Supplied information
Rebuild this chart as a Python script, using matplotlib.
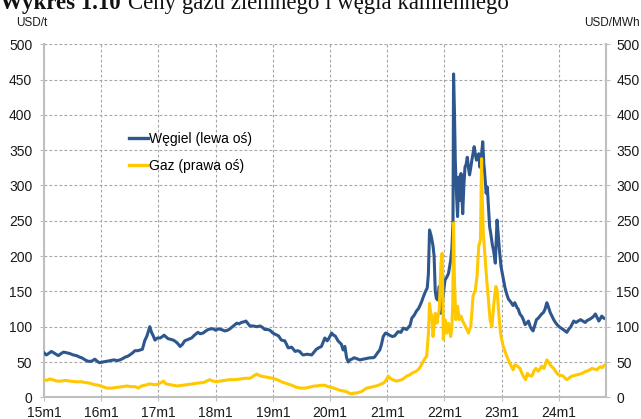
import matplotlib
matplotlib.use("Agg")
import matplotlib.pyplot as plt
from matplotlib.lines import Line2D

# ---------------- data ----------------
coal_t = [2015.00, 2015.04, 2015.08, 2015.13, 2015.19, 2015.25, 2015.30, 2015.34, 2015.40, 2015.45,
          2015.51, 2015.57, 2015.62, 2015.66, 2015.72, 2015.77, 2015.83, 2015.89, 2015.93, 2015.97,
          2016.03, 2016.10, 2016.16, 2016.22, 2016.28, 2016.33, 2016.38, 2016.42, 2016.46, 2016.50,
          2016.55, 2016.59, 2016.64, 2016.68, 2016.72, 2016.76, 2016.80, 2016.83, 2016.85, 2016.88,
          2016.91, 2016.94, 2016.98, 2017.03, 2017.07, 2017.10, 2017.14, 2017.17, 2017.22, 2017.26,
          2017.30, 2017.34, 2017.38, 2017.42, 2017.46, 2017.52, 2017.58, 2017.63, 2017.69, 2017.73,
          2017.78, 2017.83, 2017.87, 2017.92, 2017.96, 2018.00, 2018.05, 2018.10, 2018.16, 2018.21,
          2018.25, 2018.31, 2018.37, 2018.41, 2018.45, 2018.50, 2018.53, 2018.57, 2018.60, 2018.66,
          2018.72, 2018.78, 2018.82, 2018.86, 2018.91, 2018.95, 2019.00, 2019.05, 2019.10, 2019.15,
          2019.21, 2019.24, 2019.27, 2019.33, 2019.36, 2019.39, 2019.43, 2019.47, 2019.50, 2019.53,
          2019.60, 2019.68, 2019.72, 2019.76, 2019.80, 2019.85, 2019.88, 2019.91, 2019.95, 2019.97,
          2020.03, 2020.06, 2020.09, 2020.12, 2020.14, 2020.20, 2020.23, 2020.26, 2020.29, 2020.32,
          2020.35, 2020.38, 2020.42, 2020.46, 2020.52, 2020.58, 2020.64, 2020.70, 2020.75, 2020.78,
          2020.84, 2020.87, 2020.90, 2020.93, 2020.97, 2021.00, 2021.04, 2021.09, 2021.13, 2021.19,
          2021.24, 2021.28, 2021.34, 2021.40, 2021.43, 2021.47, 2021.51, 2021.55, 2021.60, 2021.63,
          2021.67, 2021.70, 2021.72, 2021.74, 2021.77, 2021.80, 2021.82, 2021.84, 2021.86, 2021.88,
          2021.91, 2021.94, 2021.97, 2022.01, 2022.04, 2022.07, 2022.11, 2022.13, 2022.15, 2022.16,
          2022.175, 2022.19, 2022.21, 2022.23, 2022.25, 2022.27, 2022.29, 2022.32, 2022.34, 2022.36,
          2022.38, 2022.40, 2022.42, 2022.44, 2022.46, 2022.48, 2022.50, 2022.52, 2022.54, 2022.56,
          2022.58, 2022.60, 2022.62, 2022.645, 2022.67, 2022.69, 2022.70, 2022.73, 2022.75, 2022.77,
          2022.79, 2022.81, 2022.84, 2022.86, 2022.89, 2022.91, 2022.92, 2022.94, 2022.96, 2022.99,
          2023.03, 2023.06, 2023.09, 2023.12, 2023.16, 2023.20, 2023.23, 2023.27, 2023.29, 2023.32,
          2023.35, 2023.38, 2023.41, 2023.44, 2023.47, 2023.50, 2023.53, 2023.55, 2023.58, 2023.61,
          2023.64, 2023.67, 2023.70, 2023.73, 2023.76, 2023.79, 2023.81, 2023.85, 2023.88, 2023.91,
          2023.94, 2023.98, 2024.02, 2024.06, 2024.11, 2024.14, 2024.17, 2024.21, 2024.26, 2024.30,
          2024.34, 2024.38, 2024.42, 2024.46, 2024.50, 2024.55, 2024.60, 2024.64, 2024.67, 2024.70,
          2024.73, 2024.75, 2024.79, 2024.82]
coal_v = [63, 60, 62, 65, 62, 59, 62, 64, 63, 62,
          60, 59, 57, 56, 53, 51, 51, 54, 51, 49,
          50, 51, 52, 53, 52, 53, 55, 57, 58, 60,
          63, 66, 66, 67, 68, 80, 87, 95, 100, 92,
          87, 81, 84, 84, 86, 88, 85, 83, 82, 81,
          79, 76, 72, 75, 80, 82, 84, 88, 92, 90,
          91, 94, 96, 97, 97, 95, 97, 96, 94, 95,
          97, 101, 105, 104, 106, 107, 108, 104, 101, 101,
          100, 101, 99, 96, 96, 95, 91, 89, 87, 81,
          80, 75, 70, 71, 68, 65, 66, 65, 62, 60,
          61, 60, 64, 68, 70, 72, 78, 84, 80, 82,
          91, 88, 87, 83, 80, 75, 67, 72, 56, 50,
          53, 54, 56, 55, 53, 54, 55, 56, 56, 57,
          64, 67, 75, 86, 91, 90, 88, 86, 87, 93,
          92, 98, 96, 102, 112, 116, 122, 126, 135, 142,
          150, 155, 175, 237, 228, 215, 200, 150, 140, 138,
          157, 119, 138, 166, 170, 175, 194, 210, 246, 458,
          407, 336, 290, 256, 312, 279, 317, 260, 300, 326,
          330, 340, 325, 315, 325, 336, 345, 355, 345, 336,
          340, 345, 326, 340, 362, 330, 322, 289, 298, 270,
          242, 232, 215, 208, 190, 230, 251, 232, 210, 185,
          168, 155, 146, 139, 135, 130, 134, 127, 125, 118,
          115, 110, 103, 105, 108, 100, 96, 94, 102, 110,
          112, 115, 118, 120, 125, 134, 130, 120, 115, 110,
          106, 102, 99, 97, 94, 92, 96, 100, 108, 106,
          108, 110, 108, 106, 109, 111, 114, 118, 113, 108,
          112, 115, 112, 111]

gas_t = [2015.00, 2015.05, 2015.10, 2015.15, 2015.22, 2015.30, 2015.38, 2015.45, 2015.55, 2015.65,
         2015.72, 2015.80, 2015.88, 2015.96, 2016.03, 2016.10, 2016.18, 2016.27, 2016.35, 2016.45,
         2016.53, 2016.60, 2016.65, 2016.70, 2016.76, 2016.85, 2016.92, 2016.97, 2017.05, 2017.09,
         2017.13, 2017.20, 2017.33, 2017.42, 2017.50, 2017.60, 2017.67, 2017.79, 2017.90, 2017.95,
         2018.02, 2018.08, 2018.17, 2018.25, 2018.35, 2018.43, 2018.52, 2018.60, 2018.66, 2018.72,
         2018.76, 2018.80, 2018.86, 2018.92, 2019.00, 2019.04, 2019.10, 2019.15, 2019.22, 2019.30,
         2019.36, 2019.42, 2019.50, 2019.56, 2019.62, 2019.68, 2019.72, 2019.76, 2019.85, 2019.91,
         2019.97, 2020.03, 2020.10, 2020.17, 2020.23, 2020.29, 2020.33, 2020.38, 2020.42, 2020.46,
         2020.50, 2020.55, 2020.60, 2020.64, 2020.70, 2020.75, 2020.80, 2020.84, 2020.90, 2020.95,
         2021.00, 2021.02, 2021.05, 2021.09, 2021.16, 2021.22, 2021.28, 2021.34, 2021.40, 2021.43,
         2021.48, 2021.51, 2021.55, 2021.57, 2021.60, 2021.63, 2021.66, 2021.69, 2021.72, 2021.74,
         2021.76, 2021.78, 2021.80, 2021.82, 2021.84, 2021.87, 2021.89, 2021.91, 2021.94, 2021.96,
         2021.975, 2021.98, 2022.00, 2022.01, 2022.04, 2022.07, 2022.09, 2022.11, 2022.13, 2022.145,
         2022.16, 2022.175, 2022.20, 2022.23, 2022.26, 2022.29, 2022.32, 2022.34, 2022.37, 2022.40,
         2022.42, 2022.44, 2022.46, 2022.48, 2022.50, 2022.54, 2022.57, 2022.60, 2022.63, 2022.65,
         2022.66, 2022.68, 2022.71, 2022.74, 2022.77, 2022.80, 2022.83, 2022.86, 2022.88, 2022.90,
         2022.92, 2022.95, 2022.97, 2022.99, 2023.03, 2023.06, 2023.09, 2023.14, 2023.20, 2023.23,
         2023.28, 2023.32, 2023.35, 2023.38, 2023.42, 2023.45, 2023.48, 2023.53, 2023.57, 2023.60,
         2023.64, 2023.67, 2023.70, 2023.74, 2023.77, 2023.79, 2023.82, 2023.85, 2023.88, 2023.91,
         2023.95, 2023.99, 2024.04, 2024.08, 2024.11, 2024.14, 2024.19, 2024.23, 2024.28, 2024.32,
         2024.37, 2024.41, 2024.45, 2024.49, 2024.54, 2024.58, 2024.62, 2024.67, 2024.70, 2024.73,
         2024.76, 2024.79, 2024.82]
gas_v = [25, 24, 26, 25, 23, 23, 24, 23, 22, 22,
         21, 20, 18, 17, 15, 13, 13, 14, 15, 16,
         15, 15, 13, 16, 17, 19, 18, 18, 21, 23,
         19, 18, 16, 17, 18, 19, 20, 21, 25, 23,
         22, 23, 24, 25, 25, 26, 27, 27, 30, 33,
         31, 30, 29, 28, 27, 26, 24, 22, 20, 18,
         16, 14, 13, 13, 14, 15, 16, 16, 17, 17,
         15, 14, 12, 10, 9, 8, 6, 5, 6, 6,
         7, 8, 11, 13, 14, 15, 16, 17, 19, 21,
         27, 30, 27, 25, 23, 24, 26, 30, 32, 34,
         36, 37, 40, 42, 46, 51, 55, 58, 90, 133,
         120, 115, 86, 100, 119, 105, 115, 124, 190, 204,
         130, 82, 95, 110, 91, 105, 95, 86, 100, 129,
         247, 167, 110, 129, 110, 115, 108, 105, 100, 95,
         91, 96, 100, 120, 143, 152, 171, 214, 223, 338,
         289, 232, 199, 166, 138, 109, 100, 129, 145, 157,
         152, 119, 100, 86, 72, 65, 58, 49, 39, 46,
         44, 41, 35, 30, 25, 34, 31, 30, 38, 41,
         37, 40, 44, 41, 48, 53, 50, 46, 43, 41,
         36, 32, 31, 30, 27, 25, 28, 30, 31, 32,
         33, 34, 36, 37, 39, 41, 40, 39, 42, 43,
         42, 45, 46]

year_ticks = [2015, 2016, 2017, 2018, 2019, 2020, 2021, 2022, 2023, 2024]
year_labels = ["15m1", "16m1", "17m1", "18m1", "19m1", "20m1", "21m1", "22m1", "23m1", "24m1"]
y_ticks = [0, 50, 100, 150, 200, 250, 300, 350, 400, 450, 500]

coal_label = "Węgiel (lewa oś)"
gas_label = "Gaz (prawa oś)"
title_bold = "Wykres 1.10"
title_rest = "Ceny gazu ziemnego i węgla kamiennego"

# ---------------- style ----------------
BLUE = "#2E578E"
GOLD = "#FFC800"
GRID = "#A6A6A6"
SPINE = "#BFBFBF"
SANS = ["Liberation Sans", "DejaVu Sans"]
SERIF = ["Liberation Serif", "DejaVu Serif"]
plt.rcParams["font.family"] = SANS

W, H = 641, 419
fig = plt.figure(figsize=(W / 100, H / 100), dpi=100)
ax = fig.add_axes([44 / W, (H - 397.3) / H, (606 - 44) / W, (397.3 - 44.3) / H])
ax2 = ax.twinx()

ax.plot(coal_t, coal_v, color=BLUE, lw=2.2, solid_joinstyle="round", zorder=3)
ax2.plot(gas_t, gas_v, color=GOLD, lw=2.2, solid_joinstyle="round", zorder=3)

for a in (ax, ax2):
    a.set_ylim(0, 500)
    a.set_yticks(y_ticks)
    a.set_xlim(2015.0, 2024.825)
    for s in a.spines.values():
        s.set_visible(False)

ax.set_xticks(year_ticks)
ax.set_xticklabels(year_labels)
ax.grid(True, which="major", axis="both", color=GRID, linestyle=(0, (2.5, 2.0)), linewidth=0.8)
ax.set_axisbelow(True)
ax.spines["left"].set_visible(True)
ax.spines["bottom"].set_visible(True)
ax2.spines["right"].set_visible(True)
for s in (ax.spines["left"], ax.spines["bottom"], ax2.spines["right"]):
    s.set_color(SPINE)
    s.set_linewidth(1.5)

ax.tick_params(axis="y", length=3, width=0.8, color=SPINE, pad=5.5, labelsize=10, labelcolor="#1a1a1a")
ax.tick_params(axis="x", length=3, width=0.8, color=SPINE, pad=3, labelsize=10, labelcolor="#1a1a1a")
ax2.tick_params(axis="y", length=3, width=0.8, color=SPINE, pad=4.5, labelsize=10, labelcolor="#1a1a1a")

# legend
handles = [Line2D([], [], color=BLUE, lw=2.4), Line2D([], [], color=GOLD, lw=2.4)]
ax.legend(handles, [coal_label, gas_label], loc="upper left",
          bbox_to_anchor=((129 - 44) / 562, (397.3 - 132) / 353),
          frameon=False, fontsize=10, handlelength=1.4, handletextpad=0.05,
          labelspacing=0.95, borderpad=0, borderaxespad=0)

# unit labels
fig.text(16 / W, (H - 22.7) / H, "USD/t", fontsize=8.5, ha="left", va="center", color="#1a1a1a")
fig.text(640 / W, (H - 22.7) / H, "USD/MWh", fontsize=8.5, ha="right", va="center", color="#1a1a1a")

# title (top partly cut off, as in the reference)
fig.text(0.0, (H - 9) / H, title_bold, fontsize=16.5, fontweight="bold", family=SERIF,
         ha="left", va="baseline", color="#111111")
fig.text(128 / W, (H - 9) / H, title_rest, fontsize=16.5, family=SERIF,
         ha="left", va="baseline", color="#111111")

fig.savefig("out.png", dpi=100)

What to work on
Scan the listing above for the word "matplotlib" and show each line where it is found.

Answer to this exercise
Rebuild this chart as a Python script, using matplotlib.
import matplotlib
matplotlib.use("Agg")
import matplotlib.pyplot as plt
from matplotlib.lines import Line2D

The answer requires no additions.